Welches Fleisch-, Fisch- oder Geflügelstück seinen Weg in diese Kompositionen findet, ist übrigens völlig nebensächlich, da es vorschriftsmäßig solange engagiert gegart wird, bis es mindestens ein weiteres Mal zu Tode gekommen ist und sämtliche Viren, Bakterien und Vitamine entmutigt die Szenerie verlassen haben. Auch hier wird wohl ein weiteres Mal dem kliniklichen Schonkost-Ansatz Tribut gezollt.

 

Bleibt noch das Abendbrot. Es entspricht im Wesentlichen dem Frühstück, nur ohne die leckeren Sachen. Dafür werden diverse Brotsorten  dargeboten, alle großbäckereigeschuldet gleich groß, professionell geschnitten und in ähnlichen, engagiert dehydrierten Trocknungsstufen dargereicht. Wir sind am Ende eines ungebremst  rehabilitierten Tages in Bad Kandahar ohnehin alle kraft- und wehrlos.
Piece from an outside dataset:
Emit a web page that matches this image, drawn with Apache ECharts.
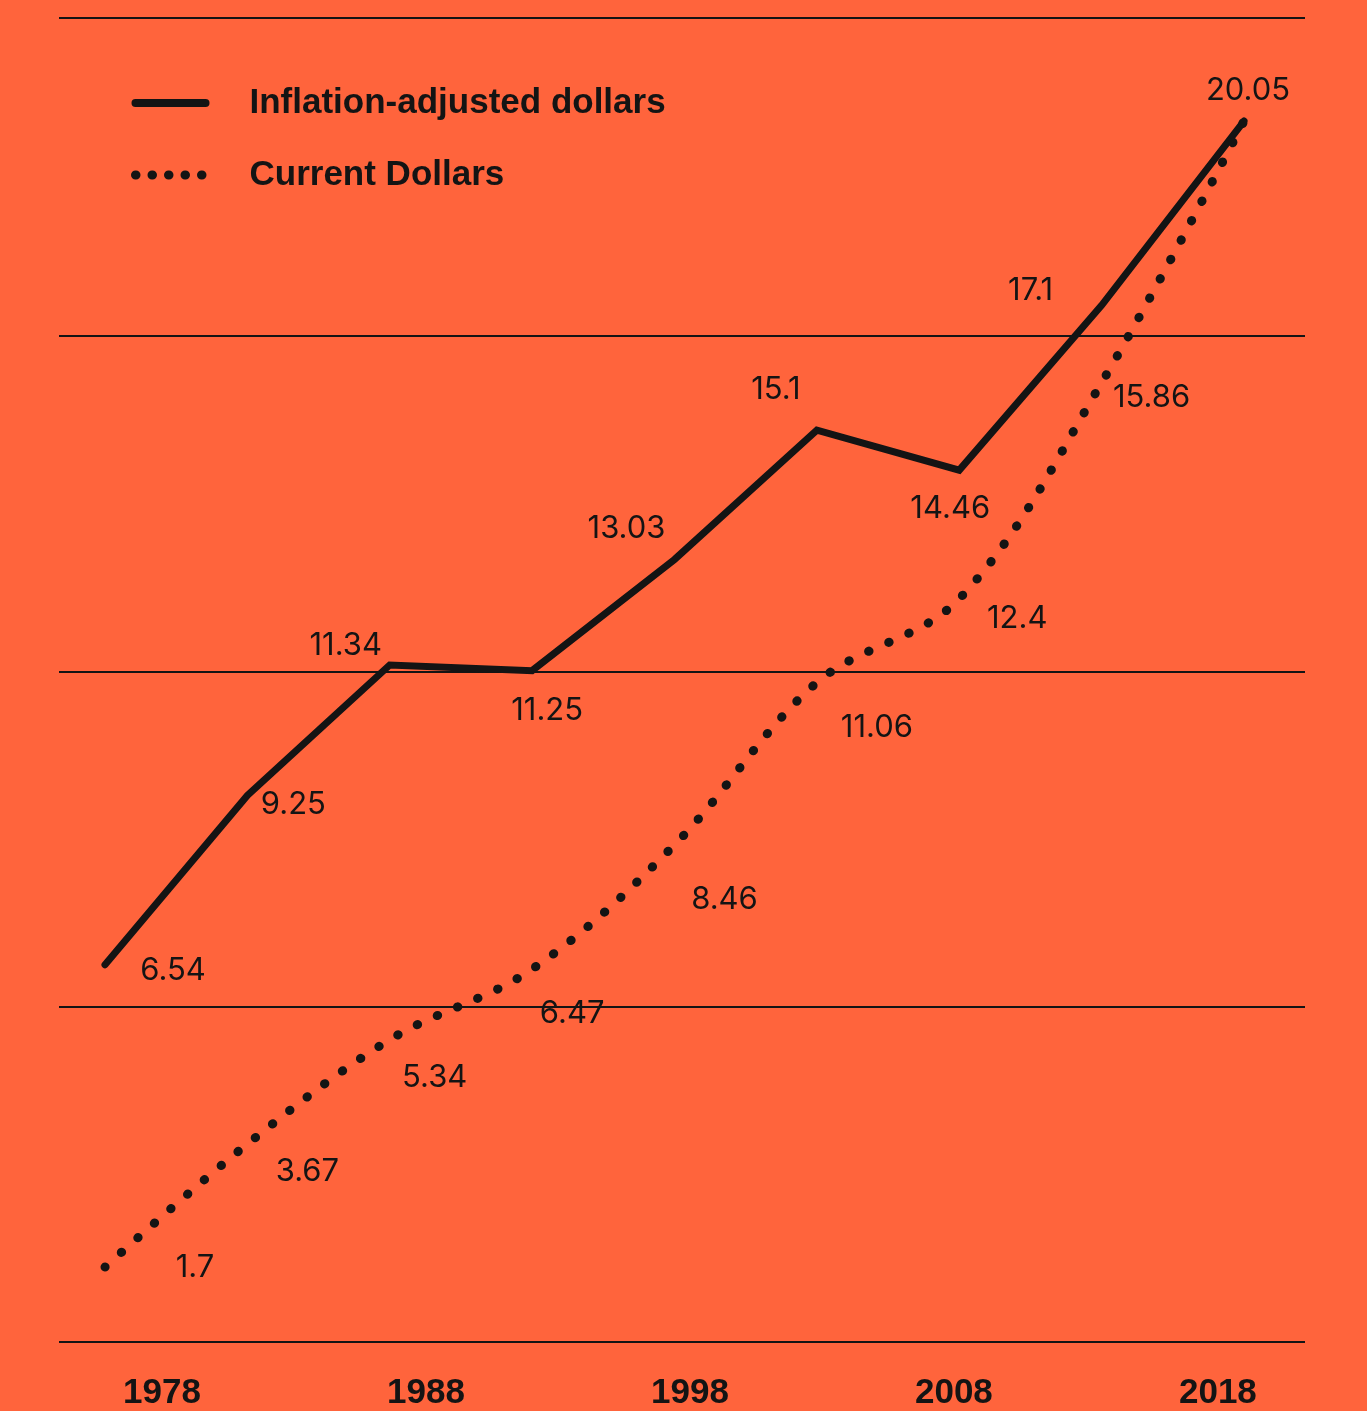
<!DOCTYPE html>
<html>
<head>
<meta charset="utf-8">
<script src="https://cdn.jsdelivr.net/npm/echarts@6/dist/echarts.min.js"></script>
<style>
  html, body { margin: 0; padding: 0; background: #FF643C; }
  #chart { width: 1367px; height: 1411px; }
</style>
</head>
<body>
<div id="chart"></div>
<script>
// Hourly wage, 1978–2018, sampled every five years
const years = [1978, 1983, 1988, 1993, 1998, 2003, 2008, 2013, 2018];
const inflationAdjusted = [6.54, 9.25, 11.34, 11.25, 13.03, 15.1, 14.46, 17.1, 20.05];
const currentDollars = [1.7, 3.67, 5.34, 6.47, 8.46, 11.06, 12.4, 15.86, 20.05];
const yearTicks = [1978, 1988, 1998, 2008, 2018];
const seriesNames = ['Inflation-adjusted dollars', 'Current Dollars'];

// Where each value label sits relative to its point (pixels)
const adjustedLabelOffsets = [[68, 6], [46, 9], [-44, -19], [15, 40], [-48, -31], [-41, -41], [-9, 39], [-71, -15], [4, -30]];
const currentLabelOffsets = [[90, 1], [60, 28], [45, 38], [40, 45], [50, 55], [60, 45], [58, 20], [50, 15], null];

const INK = '#141414';
const valueFont = { fontFamily: 'Inter, "Noto Sans", sans-serif', fontSize: 31, fontWeight: 400, color: INK };

function points(values, offsets) {
  return years.map((yr, i) => ({
    value: [yr, values[i]],
    label: offsets[i] ? { show: true, offset: offsets[i] } : { show: false }
  }));
}

const chart = echarts.init(document.getElementById('chart'), null, { renderer: 'canvas' });

chart.setOption({
  backgroundColor: '#FF643C',
  animation: false,
  grid: { left: 59, right: 62, top: 18, bottom: 69, containLabel: false, outerBoundsMode: 'none' },
  legend: {
    orient: 'vertical',
    left: 126,
    top: 80,
    itemWidth: 70,
    itemHeight: 16,
    itemGap: 36,
    itemStyle: { color: 'rgba(0,0,0,0)', borderWidth: 0 },
    textStyle: {
      fontFamily: '"Liberation Sans", Arial, sans-serif',
      fontWeight: 'bold',
      fontSize: 35,
      lineHeight: 36,
      color: INK,
      padding: [0, 0, 0, 39]
    },
    data: [
      { name: seriesNames[0], lineStyle: { color: INK, width: 8, cap: 'round', type: 'solid' } },
      { name: seriesNames[1], lineStyle: { color: INK, type: [0.5, 16], width: 9, cap: 'round' } }
    ]
  },
  xAxis: [
    {
      // scale the points are drawn on
      type: 'value', min: 1976.385, max: 2020.142, show: false
    },
    {
      // year labels along the bottom
      type: 'value', min: 1974.1, max: 2021.3, position: 'bottom',
      axisLine: { show: false }, axisTick: { show: false }, splitLine: { show: false },
      axisLabel: {
        customValues: yearTicks,
        formatter: v => String(v),
        margin: 34,
        fontFamily: '"Liberation Sans", Arial, sans-serif',
        fontWeight: 'bold',
        fontSize: 35,
        color: INK
      }
    }
  ],
  yAxis: [
    { type: 'value', min: 0.5, max: 21.7, show: false },
    {
      // horizontal rules: evenly spaced from the base, plus one at the top edge
      type: 'value', min: 0, max: 3.949, interval: 1,
      axisLabel: { show: false }, axisLine: { show: false }, axisTick: { show: false },
      splitLine: { show: true, lineStyle: { color: INK, width: 2 } }
    }
  ],
  series: [
    {
      name: seriesNames[0],
      type: 'line',
      xAxisIndex: 0, yAxisIndex: 0,
      data: points(inflationAdjusted, adjustedLabelOffsets),
      symbol: 'circle', symbolSize: 1, showSymbol: true,
      itemStyle: { color: 'rgba(0,0,0,0)', borderWidth: 0 },
      lineStyle: { color: INK, width: 7, cap: 'round', join: 'miter' },
      label: Object.assign({ show: true, position: 'inside', formatter: p => String(p.value[1]) }, valueFont),
      emphasis: { disabled: true },
      z: 3
    },
    {
      name: seriesNames[1],
      type: 'line',
      xAxisIndex: 0, yAxisIndex: 0,
      smooth: 0.35,
      data: points(currentDollars, currentLabelOffsets),
      symbol: 'circle', symbolSize: 1, showSymbol: true,
      itemStyle: { color: 'rgba(0,0,0,0)', borderWidth: 0 },
      lineStyle: { color: INK, width: 9, type: [0.5, 21.5], cap: 'round' },
      label: Object.assign({ show: true, position: 'inside', formatter: p => String(p.value[1]) }, valueFont),
      emphasis: { disabled: true },
      z: 4
    }
  ]
});
</script>
</body>
</html>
Erschöpft zermahlen unsere Kiefer die angebotene Trockenteigware, spülen sie mit ausreichend Tee der Sorte "...ist aber gesund" herunter und verkriechen uns, sauber satt und trocken, zurück in unser Abteil. 

 

Nun sind wir ja in der Regel nicht wegen des All-Inclusive-Ansatzes hier, sondern wegen der kontrollierbar geregelt-gesunden Nahrungsaufnahme. Also sind Brot und Spiele ohne Spiele völlig o.k. . Es gibt aber keinen Grund, Gordon Ramsay und Frank Rosin im Hinterhof zu verscharren.

 

Morgen lasse ich mir vieleicht erklären, ob Gewürze wirklich so viele Kalorien haben.  Oder sie sind in Bad Kandahar einfach selten.